Scandale lors de sa création, il y a neuf ans déjà, la première incursion du metteur en scène Michael Haneke dans l’art lyrique convainc aujourd’hui tout autant que sa deuxième – un très beau Cosi fan tutte mâtiné de Liaisons Dangereuses. A croire que l’Opéra se résume encore pour le cinéaste autrichien à Mozart, à ceci près que son libertinage s’y voit toujours exploré dans ses retranchements les plus sombres. Diablement moral donc, et aussi glacial que redoutablement efficace, ce Don Giovanni compte parmi les relectures les plus saisissantes de ce drame que l’on qualifiera difficilement de joyeux.
Les détracteurs de l’esthétique d’Haneke y reconnaîtront volontiers une violence d’autant moins soutenable qu’elle va de pair avec une certaine élégance, cette « pornographie de l’épure » que lui reprochait déjà Pierre Murat. Il faut avouer que la mise en scène, en resituant l’action dans un de ces buildings de quartiers d’affaires, aussi imposant, hygiénique et froid que les décors et l’éclairage remarquables de Christoph Kanter et André Diot le permettent, malmène volontiers ses personnages, parcourant la scène dans leurs bleus de travail respectifs – les costumes sobres mais pertinents d’Annette Beaufaÿs. Contraints d’exécuter quelques récitatifs et certains airs allongés ou recroquevillés sur le sol, beaucoup moins déshabillés que de coutume mais éprouvés physiquement à rendre compte de leur enfermement, les interprètes s’avèrent irréprochables, aussi bien musicalement que dans leur jeu d’acteur.

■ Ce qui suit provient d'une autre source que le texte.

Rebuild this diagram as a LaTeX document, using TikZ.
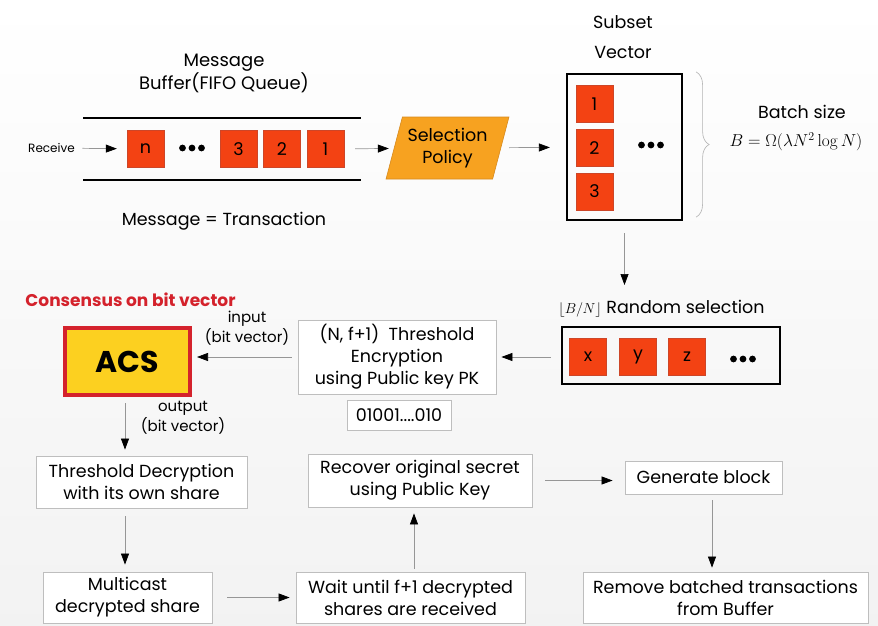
\documentclass[tikz,border=0pt]{standalone}
\usepackage[no-math]{fontspec}
\setmainfont{Poppins}
\usepackage{tikz}
\usetikzlibrary{positioning,arrows.meta,shapes.geometric,decorations.pathreplacing}
\definecolor{cmsg}{RGB}{243,66,19}
\definecolor{cmsgedge}{RGB}{205,70,40}
\definecolor{cpolicy}{RGB}{247,162,32}
\definecolor{cpolicyedge}{RGB}{214,138,30}
\definecolor{cacs}{RGB}{252,208,32}
\definecolor{cacsedge}{RGB}{212,34,44}
\definecolor{cline}{RGB}{150,150,150}
\definecolor{cbox}{RGB}{190,190,190}

% three big dots centred on a named node
\newcommand{\tridots}[1]{%
  \foreach \k in {-9.5,0,9.5} {\fill ([xshift=\k pt]#1) circle (3.4pt);}}

\begin{document}
\begin{tikzpicture}[x=1pt,y=-1pt,
          every node/.style={font=\fontsize{17.5}{22}\selectfont},
          msg/.style={draw=cmsgedge, fill=cmsg, line width=0.4pt,
          minimum size=37pt, inner sep=0pt},
          stage/.style={draw=cbox, fill=white, line width=0.8pt,
          align=center, inner sep=0pt},
          frame/.style={draw=black, line width=2.2pt, inner sep=0pt},
          note/.style={align=center, font=\fontsize{15}{20}\selectfont},
          arr/.style={draw=cline, line width=0.7pt,
          -{Triangle[length=11pt,width=8pt,color=black]}},
        ]

          \useasboundingbox (0,0) rectangle (878,626);
          \fill[top color=white, bottom color=black!5] (0,0) rectangle (878,626);

          % ── Message buffer (top left) ─────────────────────────
          \node[note, font=\fontsize{18}{21}\selectfont] (buftitle) at (224,73.5)
            {Message\\Buffer(FIFO Queue)};
          \draw[line width=2pt] (83,118) -- (361,118);
          \draw[line width=2pt] (83,180) -- (361,180);
          \node[font=\fontsize{12}{13}\selectfont] (recv) at (51.5,148) {Receive};
          \node[msg] (qn) at (145.5,149) {n};
          \node[inner sep=0pt] (qdots) at (192,148) {};
          \node[msg] (q3) at (238.5,149) {3};
          \node[msg] (q2) at (282,149)   {2};
          \node[msg] (q1) at (325.5,149) {1};
          \node (bufnote) at (224,221) {Message = Transaction};

          \node[trapezium, trapezium left angle=70, trapezium right angle=110,
            trapezium stretches=true, minimum width=123pt, minimum height=62pt,
            draw=cpolicyedge, fill=cpolicy, line width=0.6pt, align=center,
            inner sep=0pt] (policy) at (447.5,148) {Selection\\Policy};

          % ── Subset vector (top right) ────────────────────────
          \node[note, font=\fontsize{17.5}{30}\selectfont] (subtitle) at (623,37)
            {Subset\\Vector};
          \node[frame, minimum width=115pt, minimum height=146pt] (subset)
            at (624.5,147) {};
          \node[msg] (s1) at (594.5,104)   {1};
          \node[msg] (s2) at (594.5,148)   {2};
          \node[msg] (s3) at (594.5,191.5) {3};
          \node[inner sep=0pt] (sdots) at (651,145) {};
          \node (bsize) at (802,112) {Batch size};
          \node[font=\fontsize{17}{20}\selectfont] (bform) at (796,142)
            {$B=\Omega(\lambda N^2\log N)$};

          % ── Random selection ─────────────────────────────────
          \node (rlabel) at (661.5,309)
            {{\fontsize{15}{15}\selectfont$\lfloor B/N\rfloor$}\ Random selection};
          \node[frame, minimum width=218pt, minimum height=57pt] (rbox)
            at (671,355.5) {};
          \node[msg] (rx) at (588,356.5) {x};
          \node[msg] (ry) at (638,356.5) {y};
          \node[msg] (rz) at (687,356.5) {z};
          \node[inner sep=0pt] (rdots) at (743,359) {};

          % ── Encryption and consensus ─────────────────────────
          \node[stage, minimum width=198pt, minimum height=74pt] (tenc) at (397,357)
            {(N, f+1)\ \ Threshold\\Encryption\\using Public key PK};
          \node[stage, minimum width=104pt, minimum height=30pt] (bits) at (399,415)
            {01001....010};
          \node[font=\fontsize{17}{20}\selectfont\bfseries, text=cacsedge] (cons)
            at (130.5,300) {Consensus on bit vector};
          \node[draw=cacsedge, fill=cacs, line width=4pt, minimum width=125pt,
            minimum height=67pt, font=\fontsize{30}{30}\selectfont\bfseries] (acs)
            at (127.5,361.5) {ACS};
          \node[note] (inlbl)  at (247,328) {input\\(bit vector)};
          \node[note] (outlbl) at (183,418) {output\\(bit vector)};

          % ── Decryption and block ─────────────────────────────
          \node[stage, minimum width=211pt, minimum height=52pt] (tdec) at (141.5,482)
            {Threshold Decryption\\with its own share};
          \node[stage, minimum width=169pt, minimum height=51pt] (mcast) at (127.5,597.5)
            {Multicast\\decrypted share};
          \node[stage, minimum width=229pt, minimum height=51pt] (wait) at (410.5,597.5)
            {Wait until f+1 decrypted\\shares are received};
          \node[stage, minimum width=224pt, minimum height=53pt] (recover) at (420,480.5)
            {Recover original secret\\using Public Key};
          \node[stage, minimum width=157pt, minimum height=33pt] (gen) at (703.5,477.5)
            {Generate block};
          \node[stage, minimum width=285pt, minimum height=51pt] (remove) at (725.5,597.5)
            {Remove batched transactions\\from Buffer};

          % ── Dots and brace ───────────────────────────────────
          \tridots{qdots}
          \tridots{sdots}
          \tridots{rdots}
          \draw[draw=black!30, line width=0.6pt, decorate,
            decoration={brace, amplitude=13pt}]
            ([xshift=13pt,yshift=1pt]subset.north east)
            -- ([xshift=13pt,yshift=4pt]subset.south east);

          % ── Edges ────────────────────────────────────────────
          \draw[arr, shorten <=4pt, shorten >=10pt] (recv) -- (qn);
          \draw[arr, shorten <=11pt, shorten >=5pt] (q1) -- (policy);
          \draw[arr, shorten <=8pt, shorten >=16pt] (policy) -- (subset);
          \draw[arr, shorten <=12pt, shorten >=12pt] (subset.south)
            -- (subset.south |- rlabel.north);
          \draw[arr, shorten <=10pt, shorten >=5pt] (rbox.west |- tenc.east) -- (tenc.east);
          \draw[arr, shorten <=6pt, shorten >=5pt] (tenc.west) -- (tenc.west -| acs.east);
          \draw[arr, shorten <=6pt, shorten >=6pt] ([xshift=-2.5pt]acs.south)
            -- ([xshift=-2.5pt]acs.south |- tdec.north);
          \draw[arr, shorten <=8pt, shorten >=7pt] ([xshift=-2.5pt]mcast.north |- tdec.south)
            -- ([xshift=-2.5pt]mcast.north);
          \draw[arr, shorten <=15pt, shorten >=6pt] (mcast.east) -- (wait.west);
          \draw[arr, shorten <=3pt, shorten >=6pt] ([xshift=3.5pt]wait.north)
            -- ([xshift=3.5pt]wait.north |- recover.south);
          \draw[arr, shorten <=13pt, shorten >=12pt] (recover.east)
            -- (recover.east -| gen.west);
          \draw[arr, shorten <=6pt, shorten >=4pt] ([xshift=8.5pt]gen.south)
            -- ([xshift=8.5pt]gen.south |- remove.north);

        \end{tikzpicture}
\end{document}
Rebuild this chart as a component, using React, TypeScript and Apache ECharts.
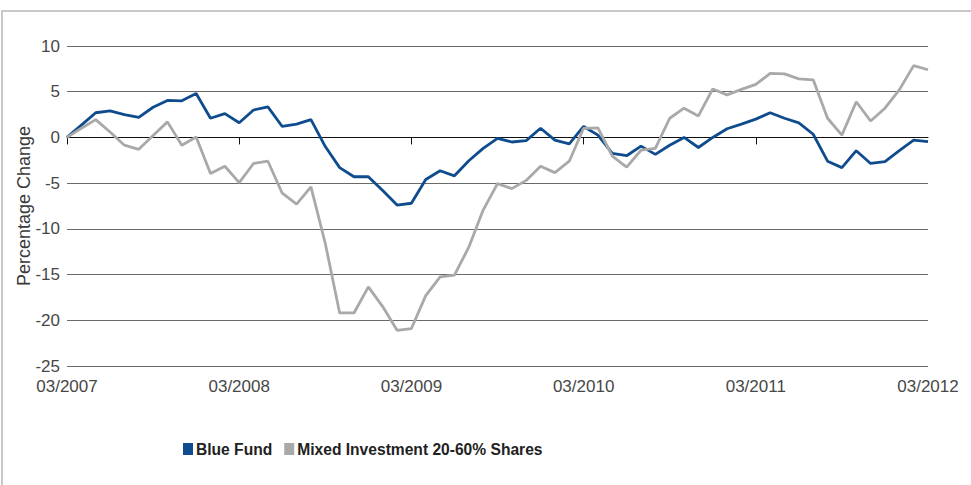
import React, { useEffect, useRef } from "react";
import * as echarts from "echarts";

const startYear = 2007;
const monthCount = 61;
const categories: string[] = [];
for (let i = 0; i < monthCount; i++) {
  const m = ((2 + i) % 12) + 1;
  const y = startYear + Math.floor((2 + i) / 12);
  categories.push(`${m < 10 ? "0" + m : m}/${y}`);
}

const blueFund = [
  0, 1.35, 2.7, 2.9, 2.5, 2.2, 3.3, 4.05, 4.0, 4.8, 2.1, 2.6, 1.6, 3.0, 3.35, 1.2, 1.45, 1.95,
  -1.0, -3.3, -4.3, -4.3, -5.8, -7.4, -7.2, -4.6, -3.65, -4.2, -2.55, -1.2, -0.1, -0.5, -0.35,
  1.0, -0.3, -0.7, 1.2, 0.25, -1.75, -2.0, -0.95, -1.85, -0.85, 0.0, -1.1, 0.0, 0.95, 1.45,
  2.0, 2.7, 2.1, 1.6, 0.35, -2.6, -3.3, -1.45, -2.85, -2.65, -1.45, -0.3, -0.45,
];

const mixedInvestment = [
  0, 1.0, 1.95, 0.6, -0.85, -1.3, 0.2, 1.7, -0.85, 0.05, -3.95, -3.15, -4.95, -2.85, -2.6,
  -6.1, -7.3, -5.4, -11.6, -19.2, -19.2, -16.35, -18.5, -21.1, -20.9, -17.3, -15.25, -15.05,
  -12.0, -7.95, -5.05, -5.6, -4.7, -3.15, -3.85, -2.6, 1.0, 1.05, -2.05, -3.25, -1.4, -1.2,
  2.1, 3.2, 2.35, 5.3, 4.65, 5.25, 5.8, 7.0, 6.95, 6.4, 6.3, 2.1, 0.25, 3.9, 1.8, 3.2, 5.2,
  7.85, 7.4,
];

const seriesNames = ["Blue Fund", "Mixed Investment 20-60% Shares"];
const yMin = -25;
const yMax = 10;
const yStep = 5;

export default function App() {
  const ref = useRef<HTMLDivElement>(null);
  useEffect(() => {
    if (!ref.current) return;
    const chart = echarts.init(ref.current, undefined, { renderer: "svg" });
    const font = "'Liberation Sans', Arial, Helvetica, sans-serif";
    chart.setOption({
      animation: false,
      backgroundColor: "#ffffff",
      textStyle: { fontFamily: font },
      graphic: [
        {
          type: "rect",
          shape: { x: 2, y: 11, width: 1200, height: 800 },
          style: { fill: "none", stroke: "#c8c8c8", lineWidth: 2 },
          silent: true,
        },
      ],
      grid: { left: 67, right: 43, top: 46, bottom: 119 },
      legend: {
        left: 178,
        top: 436,
        itemWidth: 10,
        itemHeight: 12,
        itemGap: 12,
        icon: "rect",
        textStyle: { fontFamily: font, fontSize: 15.6, fontWeight: "bold", color: "#222", padding: [0, 0, 0, -2] },
        data: seriesNames,
      },
      xAxis: {
        type: "category",
        data: categories,
        boundaryGap: false,
        axisLine: { show: true, lineStyle: { color: "#111", width: 1 } },
        axisTick: {
          show: true,
          length: 7,
          interval: (index: number) => index % 12 === 0 && index < monthCount - 1,
          lineStyle: { color: "#111" },
        },
        axisLabel: {
          interval: (index: number) => index % 12 === 0,
          margin: 12,
          fontSize: 17,
          color: "#474747",
          fontFamily: font,
        },
        splitLine: { show: false },
      },
      yAxis: {
        type: "value",
        min: yMin,
        max: yMax,
        interval: yStep,
        name: "Percentage Change",
        nameLocation: "middle",
        nameGap: 34,
        nameMoveOverlap: false,
        nameTextStyle: { fontSize: 18, color: "#3a3a3a", fontFamily: font },
        axisLine: { show: false },
        axisTick: { show: false },
        axisLabel: { fontSize: 17, color: "#474747", margin: 7, fontFamily: font },
        splitLine: { show: true, lineStyle: { color: "#6a6a6a", width: 1 } },
      },
      series: [
        {
          name: seriesNames[0],
          type: "line",
          data: blueFund,
          symbol: "none",
          lineStyle: { color: "#0f4c8e", width: 2.8 },
          itemStyle: { color: "#0f4c8e" },
        },
        {
          name: seriesNames[1],
          type: "line",
          data: mixedInvestment,
          symbol: "none",
          lineStyle: { color: "#a9a9a9", width: 2.8 },
          itemStyle: { color: "#a9a9a9" },
        },
      ],
    });
    return () => chart.dispose();
  }, []);
  return (
    <div
      ref={ref}
      style={{ position: "absolute", left: 0, top: 0, width: 971, height: 485 }}
    />
  );
}
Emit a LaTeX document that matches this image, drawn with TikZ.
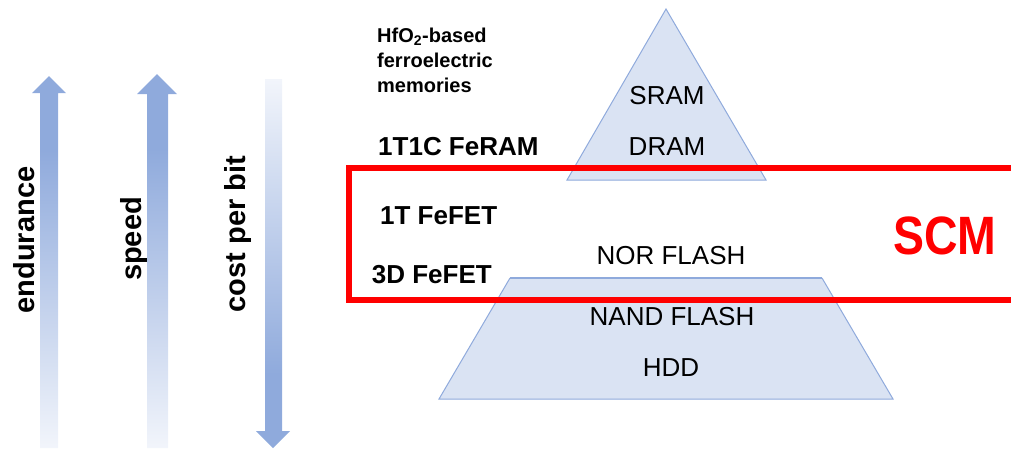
\documentclass[tikz,border=0pt]{standalone}
\usepackage{fontspec}
\setmainfont{Liberation Sans}
\definecolor{pyrfill}{HTML}{DAE3F3}
\definecolor{pyredge}{HTML}{8FAADC}
\definecolor{arrowdark}{HTML}{8FAADC}
\definecolor{arrowlight}{HTML}{F2F5FB}
\definecolor{scmred}{HTML}{FF0000}
\pgfdeclareverticalshading{fadeup}{100bp}{color(0bp)=(arrowlight); color(25bp)=(arrowlight); color(65bp)=(arrowdark); color(100bp)=(arrowdark)}
\pgfdeclareverticalshading{fadedown}{100bp}{color(0bp)=(arrowdark); color(35bp)=(arrowdark); color(75bp)=(arrowlight); color(100bp)=(arrowlight)}
\begin{document}
\begin{tikzpicture}[x=1pt, y=-1pt, every node/.style={inner sep=0pt},
    memtext/.style={font=\fontsize{26}{30}\selectfont},
    fetext/.style={font=\bfseries\fontsize{26}{30}\selectfont},
    bartext/.style={font=\bfseries\fontsize{29}{32}\selectfont, rotate=90}]
            \useasboundingbox (0,0) rectangle (1011,448);

            % Arrows on the left
            \shade[shading=fadeup] (40,448) -- (40,93) -- (32,93) -- (49,76) -- (66,93) -- (58,93) -- (58,448) -- cycle;
            \shade[shading=fadeup] (147,448) -- (147,94) -- (137,94) -- (157,74) -- (177,94) -- (168,94) -- (168,448) -- cycle;
            \shade[shading=fadedown] (265,79) -- (265,431) -- (256,431) -- (273,448) -- (290,431) -- (282,431) -- (282,79) -- cycle;

            \node (endurance) at (24,240) [bartext] {endurance};
            \node (speed) at (134,239) [bartext] {speed};
            \node (cost) at (238,234) [bartext] {cost per bit};

            % Top of the pyramid
            \draw[pyredge, fill=pyrfill, line width=1] (567,180) -- (666,9) -- (766,180) -- cycle;

            % Bottom of the pyramid
            \fill[pyrfill] (510,278) -- (822,278) -- (893,399) -- (439,399) -- cycle;
            \draw[pyredge, line width=1] (510,278) -- (439,399) -- (893,399) -- (822,278);
            \draw[pyredge, line width=2.7] (510,278) -- (822,278);

            % SCM box
            \draw[scmred, line width=6] (1011,168) -- (349,168) -- (349,300) -- (1011,300);
            \node (SCM) at (945,236) [font=\bfseries\fontsize{54}{60}\selectfont, text=scmred, xscale=0.86] {SCM};

            % Memory levels
            \node (SRAM) at (667,96) [memtext] {SRAM};
            \node (DRAM) at (667,147) [memtext] {DRAM};
            \node (NOR) at (671,256) [memtext] {NOR FLASH};
            \node (NAND) at (672,317) [memtext] {NAND FLASH};
            \node (HDD) at (671,368) [memtext] {HDD};

            % Ferroelectric memories
            \node (HfO) at (377,42) [anchor=base west, font=\bfseries\fontsize{20}{25}\selectfont] {HfO\textsubscript{2}-based};
            \node (ferro) at (377,67) [anchor=base west, font=\bfseries\fontsize{20}{25}\selectfont] {ferroelectric};
            \node (mem) at (377,92) [anchor=base west, font=\bfseries\fontsize{20}{25}\selectfont] {memories};
            \node (FeRAM) at (378,147) [fetext, anchor=west] {1T1C FeRAM};
            \node (FeFET) at (380,216) [fetext, anchor=west] {1T FeFET};
            \node (DFeFET) at (492,275) [fetext, anchor=east] {3D FeFET};

        \end{tikzpicture}
\end{document}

La sublime Elvira de Karine Deshayes, engoncée dans son lourd manteau plus provincial que bourgeois, ardente, larmoyante et visiblement alcoolique, compose avec la plus opaque Donna Anna de Maria Bengtsson, toute en fausse dignité et vraie manipulation, et l’aimable et chaleureuse Zerlina de Gaëlle Arquez, une équipe féminine d’une rare substance. La distribution masculine, moins mise à l’honneur par le livret, souffre d’une certaine disparité : si le Don Ottavio de Matthew Polenzani se montre comme toujours aussi bon ténor que piètre homme d’action, et si le Don Giovanni d'Artur Ruciński succède avec solidité à l’interprétation unanimement saluée du grand Peter Mattei, la sècheresse peu commune d'Alexander Tsymbalyuk en père aimant mais ordinaire, et le manque de matière du jeune Alessio Arduini en Leporello déçoivent un peu, tout comme la direction sans accroc mais aussi sans lyrisme de Patrick Lange, qui, dès l’ouverture, semblait masquer volontairement ses coups d’archet.